> _LISTING_:
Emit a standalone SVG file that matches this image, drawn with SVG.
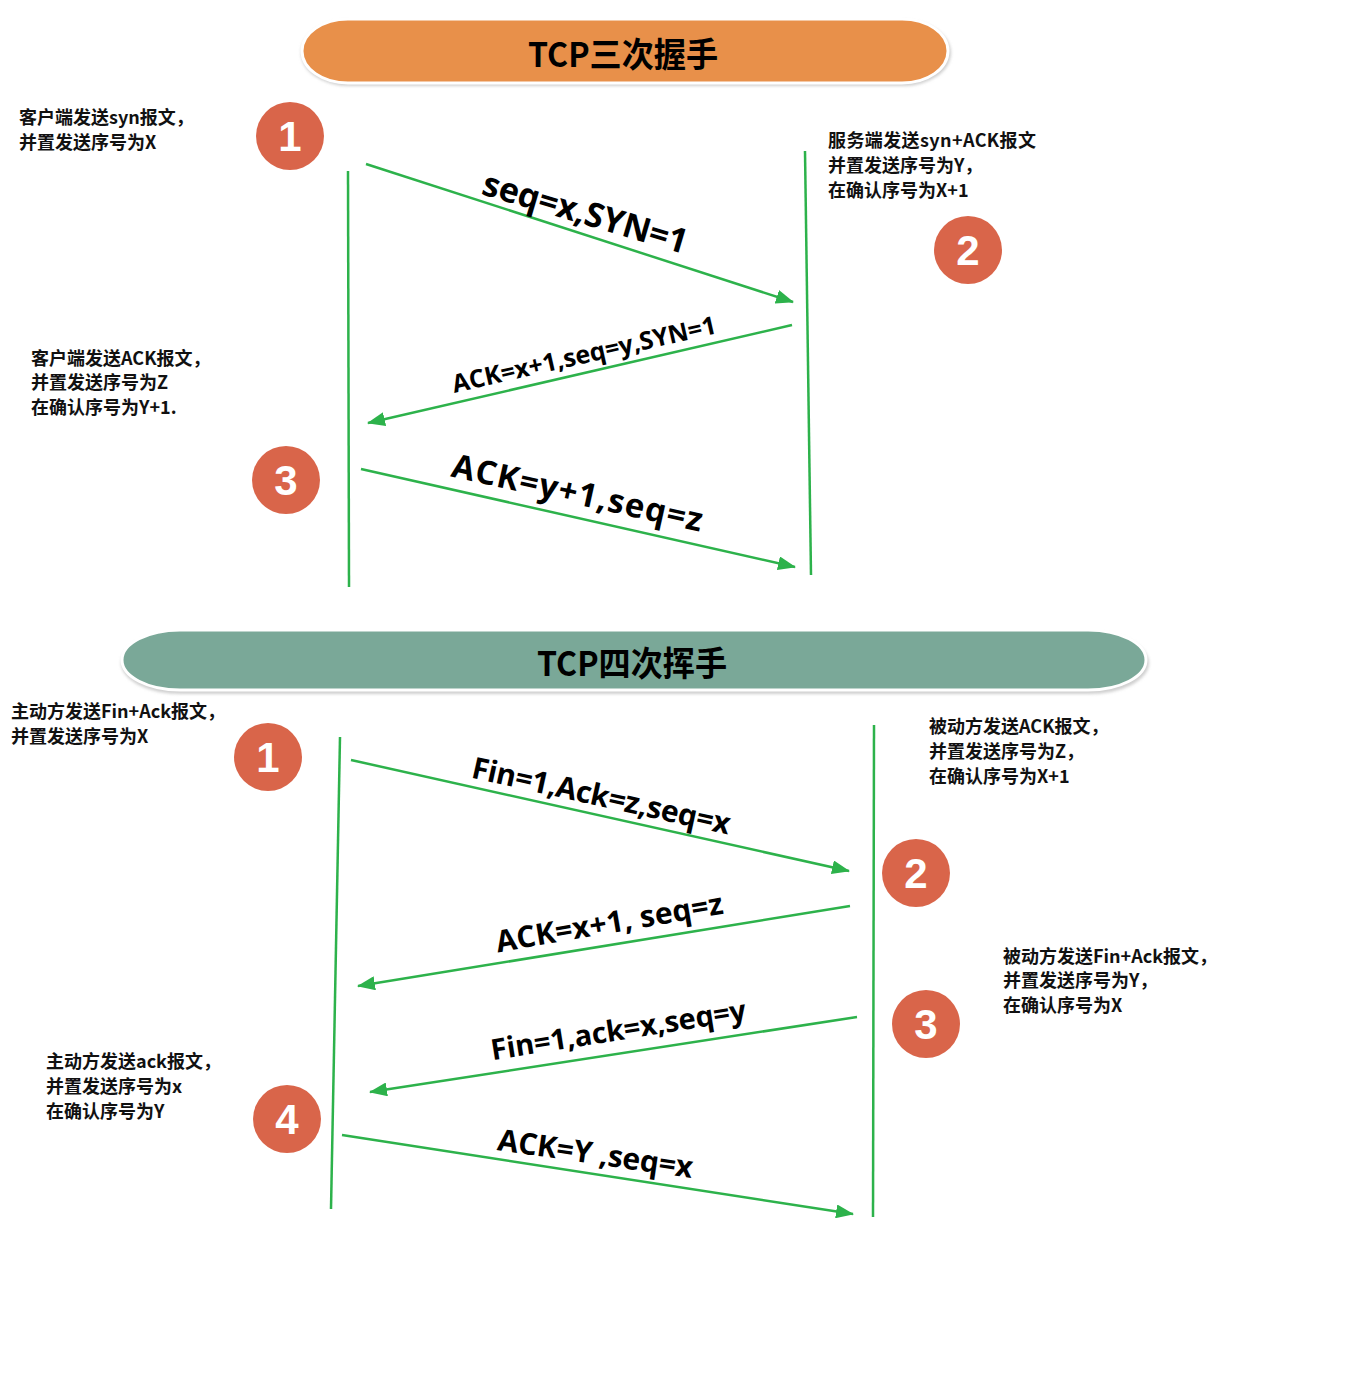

==

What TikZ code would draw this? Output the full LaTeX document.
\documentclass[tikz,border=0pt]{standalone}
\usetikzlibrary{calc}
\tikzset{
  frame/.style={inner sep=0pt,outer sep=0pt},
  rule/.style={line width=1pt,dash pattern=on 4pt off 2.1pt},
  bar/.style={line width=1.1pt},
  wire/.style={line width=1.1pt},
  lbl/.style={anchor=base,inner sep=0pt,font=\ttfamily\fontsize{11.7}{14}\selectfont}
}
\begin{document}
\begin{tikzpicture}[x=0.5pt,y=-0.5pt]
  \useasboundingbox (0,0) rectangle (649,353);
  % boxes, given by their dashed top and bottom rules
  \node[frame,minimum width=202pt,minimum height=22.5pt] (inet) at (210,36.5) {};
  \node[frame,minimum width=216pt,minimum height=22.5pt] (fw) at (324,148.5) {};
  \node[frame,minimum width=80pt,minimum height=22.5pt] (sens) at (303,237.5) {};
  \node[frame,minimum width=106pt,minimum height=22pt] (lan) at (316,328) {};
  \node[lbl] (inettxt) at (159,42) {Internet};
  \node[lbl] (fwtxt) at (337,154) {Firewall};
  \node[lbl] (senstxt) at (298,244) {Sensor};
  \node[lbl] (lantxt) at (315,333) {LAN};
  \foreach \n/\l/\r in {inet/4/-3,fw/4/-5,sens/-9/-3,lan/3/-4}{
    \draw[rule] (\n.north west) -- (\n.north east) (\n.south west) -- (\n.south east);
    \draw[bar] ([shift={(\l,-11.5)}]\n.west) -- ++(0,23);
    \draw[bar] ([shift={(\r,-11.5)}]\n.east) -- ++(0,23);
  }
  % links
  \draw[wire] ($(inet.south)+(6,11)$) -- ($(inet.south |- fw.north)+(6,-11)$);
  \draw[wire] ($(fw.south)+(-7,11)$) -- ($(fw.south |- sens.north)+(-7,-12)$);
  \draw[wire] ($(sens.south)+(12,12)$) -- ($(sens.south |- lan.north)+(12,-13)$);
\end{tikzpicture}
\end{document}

> _TASK GOAL_: Copy each line from the data above that includes "standalone".

> _RESPONSE_:
Emit a standalone SVG file that matches this image, drawn with SVG.
\documentclass[tikz,border=0pt]{standalone}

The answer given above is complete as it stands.